▶ **SUPPLIED ENTRIES**:

- - - - - - -

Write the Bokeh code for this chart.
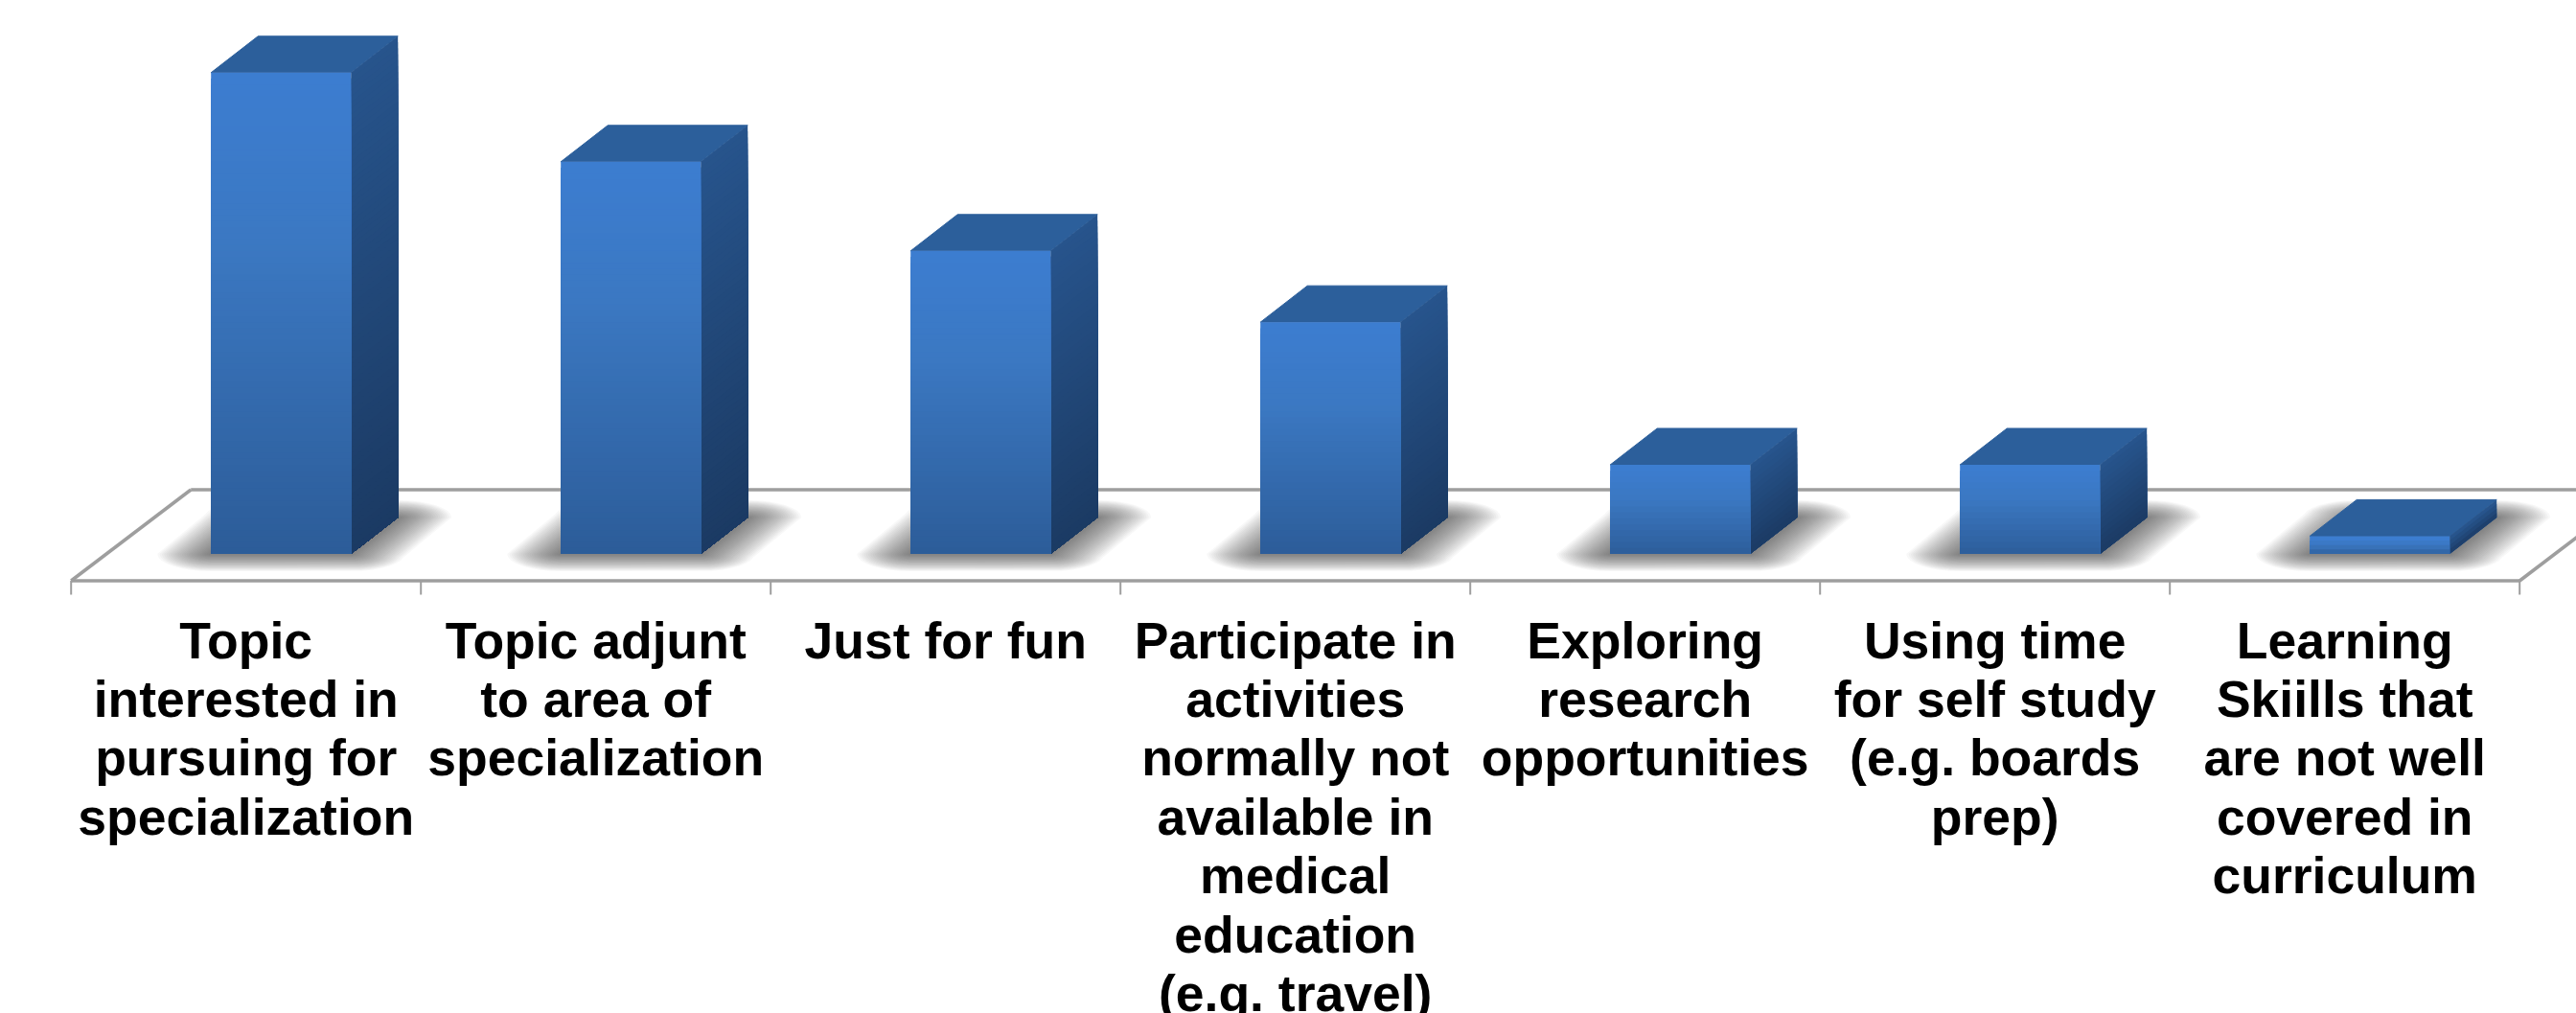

- - - - - - -

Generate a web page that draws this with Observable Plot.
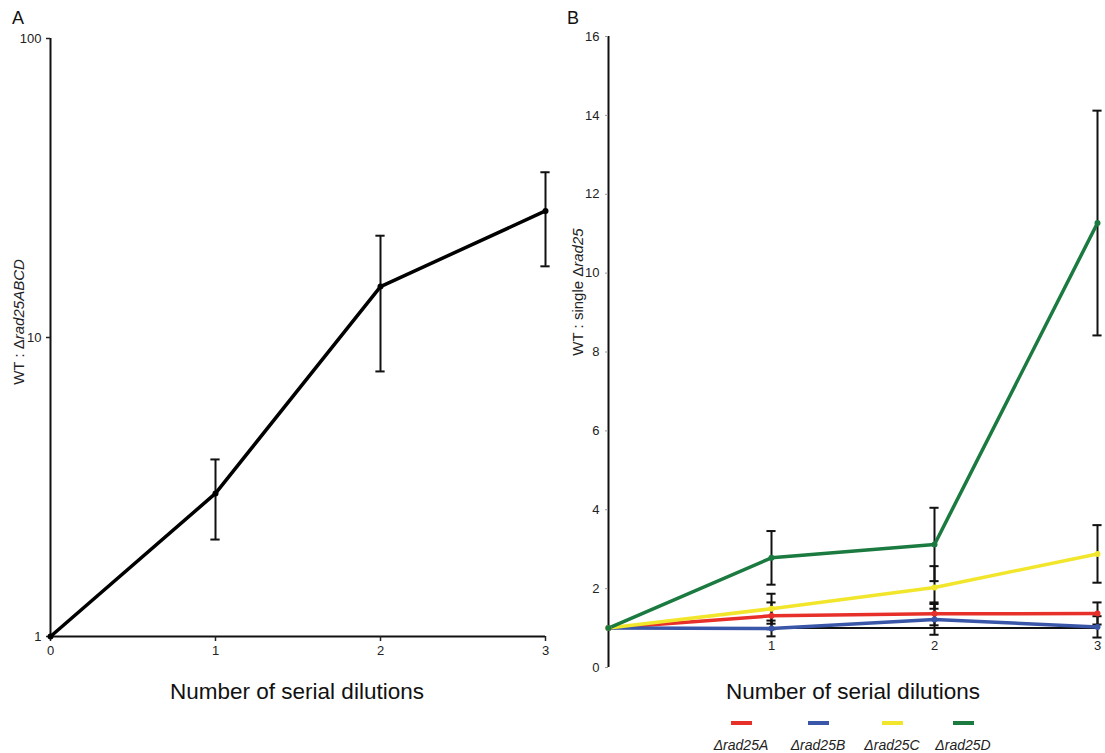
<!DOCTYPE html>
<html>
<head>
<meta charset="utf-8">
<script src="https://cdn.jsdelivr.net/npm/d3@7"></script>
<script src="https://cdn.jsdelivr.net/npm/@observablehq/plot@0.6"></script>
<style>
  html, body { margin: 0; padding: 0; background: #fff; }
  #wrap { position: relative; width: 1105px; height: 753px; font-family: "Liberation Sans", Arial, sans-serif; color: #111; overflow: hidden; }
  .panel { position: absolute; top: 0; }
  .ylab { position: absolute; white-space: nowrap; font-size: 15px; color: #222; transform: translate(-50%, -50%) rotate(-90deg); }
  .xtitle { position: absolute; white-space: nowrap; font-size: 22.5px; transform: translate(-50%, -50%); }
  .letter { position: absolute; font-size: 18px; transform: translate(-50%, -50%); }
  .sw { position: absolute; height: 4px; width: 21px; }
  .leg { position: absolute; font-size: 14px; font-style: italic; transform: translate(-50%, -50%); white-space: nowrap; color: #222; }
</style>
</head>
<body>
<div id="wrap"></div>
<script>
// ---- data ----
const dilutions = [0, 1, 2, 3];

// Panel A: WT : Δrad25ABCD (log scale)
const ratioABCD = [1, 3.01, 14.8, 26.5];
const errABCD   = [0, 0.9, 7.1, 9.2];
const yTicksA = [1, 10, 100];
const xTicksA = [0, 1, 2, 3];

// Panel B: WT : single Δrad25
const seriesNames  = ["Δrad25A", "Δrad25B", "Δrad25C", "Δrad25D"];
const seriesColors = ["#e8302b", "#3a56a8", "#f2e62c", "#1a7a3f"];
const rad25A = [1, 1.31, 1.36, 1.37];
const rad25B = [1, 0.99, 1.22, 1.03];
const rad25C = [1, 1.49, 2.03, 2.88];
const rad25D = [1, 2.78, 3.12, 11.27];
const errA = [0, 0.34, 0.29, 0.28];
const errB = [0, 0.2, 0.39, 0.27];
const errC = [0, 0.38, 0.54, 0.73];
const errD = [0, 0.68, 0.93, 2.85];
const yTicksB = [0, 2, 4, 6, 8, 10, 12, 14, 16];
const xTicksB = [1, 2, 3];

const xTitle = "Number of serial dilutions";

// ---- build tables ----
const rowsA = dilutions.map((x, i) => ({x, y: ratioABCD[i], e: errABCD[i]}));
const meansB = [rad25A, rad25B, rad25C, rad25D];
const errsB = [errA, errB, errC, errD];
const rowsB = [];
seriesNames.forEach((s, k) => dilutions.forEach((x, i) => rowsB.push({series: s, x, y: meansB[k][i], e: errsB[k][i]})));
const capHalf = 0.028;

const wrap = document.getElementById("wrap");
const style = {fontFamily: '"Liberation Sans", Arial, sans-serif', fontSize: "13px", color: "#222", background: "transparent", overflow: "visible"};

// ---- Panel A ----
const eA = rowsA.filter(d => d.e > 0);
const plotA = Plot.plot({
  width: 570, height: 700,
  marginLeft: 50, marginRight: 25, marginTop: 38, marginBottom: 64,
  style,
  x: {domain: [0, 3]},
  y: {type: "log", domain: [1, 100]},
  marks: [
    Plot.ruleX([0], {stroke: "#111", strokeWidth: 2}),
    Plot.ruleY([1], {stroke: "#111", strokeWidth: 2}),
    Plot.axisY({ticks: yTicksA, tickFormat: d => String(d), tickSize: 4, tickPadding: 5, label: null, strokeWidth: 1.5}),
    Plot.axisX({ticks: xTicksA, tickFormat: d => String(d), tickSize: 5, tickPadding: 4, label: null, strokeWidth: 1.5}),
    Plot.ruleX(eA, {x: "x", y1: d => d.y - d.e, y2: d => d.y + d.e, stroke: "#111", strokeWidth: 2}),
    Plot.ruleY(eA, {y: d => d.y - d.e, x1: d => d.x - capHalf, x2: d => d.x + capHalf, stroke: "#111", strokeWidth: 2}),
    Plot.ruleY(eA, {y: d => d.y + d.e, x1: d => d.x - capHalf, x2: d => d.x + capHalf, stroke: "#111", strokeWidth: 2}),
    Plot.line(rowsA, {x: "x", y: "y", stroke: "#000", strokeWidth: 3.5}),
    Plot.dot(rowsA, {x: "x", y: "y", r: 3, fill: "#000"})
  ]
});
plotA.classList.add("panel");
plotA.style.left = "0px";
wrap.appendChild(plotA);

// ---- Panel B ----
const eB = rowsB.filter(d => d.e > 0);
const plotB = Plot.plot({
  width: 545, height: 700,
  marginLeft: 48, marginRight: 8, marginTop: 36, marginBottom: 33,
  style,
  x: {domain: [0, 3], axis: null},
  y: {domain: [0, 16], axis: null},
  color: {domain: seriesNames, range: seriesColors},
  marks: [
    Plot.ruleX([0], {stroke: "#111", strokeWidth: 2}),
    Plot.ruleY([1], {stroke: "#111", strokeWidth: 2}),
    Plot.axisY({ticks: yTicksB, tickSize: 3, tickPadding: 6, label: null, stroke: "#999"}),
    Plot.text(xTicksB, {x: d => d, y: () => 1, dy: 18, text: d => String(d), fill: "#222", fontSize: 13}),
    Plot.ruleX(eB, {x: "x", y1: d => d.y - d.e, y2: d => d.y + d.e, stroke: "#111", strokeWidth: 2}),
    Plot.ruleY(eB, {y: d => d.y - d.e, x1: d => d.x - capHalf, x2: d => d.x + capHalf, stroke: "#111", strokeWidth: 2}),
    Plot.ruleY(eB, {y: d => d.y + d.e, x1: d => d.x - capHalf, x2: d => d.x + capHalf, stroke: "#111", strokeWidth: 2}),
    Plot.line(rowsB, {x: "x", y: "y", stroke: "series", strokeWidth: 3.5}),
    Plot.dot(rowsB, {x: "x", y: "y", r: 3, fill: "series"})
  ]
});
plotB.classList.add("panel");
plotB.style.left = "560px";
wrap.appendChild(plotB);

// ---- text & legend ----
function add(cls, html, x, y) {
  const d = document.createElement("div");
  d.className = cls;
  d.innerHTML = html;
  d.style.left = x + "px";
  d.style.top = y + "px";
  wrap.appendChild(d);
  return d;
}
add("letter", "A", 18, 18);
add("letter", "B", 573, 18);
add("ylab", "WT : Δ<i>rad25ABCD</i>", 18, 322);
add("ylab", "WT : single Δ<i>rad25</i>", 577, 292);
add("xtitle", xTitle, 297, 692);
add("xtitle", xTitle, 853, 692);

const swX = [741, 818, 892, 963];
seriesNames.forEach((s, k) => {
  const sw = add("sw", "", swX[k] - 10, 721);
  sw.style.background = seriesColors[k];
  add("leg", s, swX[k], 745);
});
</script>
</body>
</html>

- - - - - - -

▶ **WHAT IS BEING ASKED**:
Your answer should be a single number: the count of lines that contain "this".

▶ **FULL SOLUTION**:
2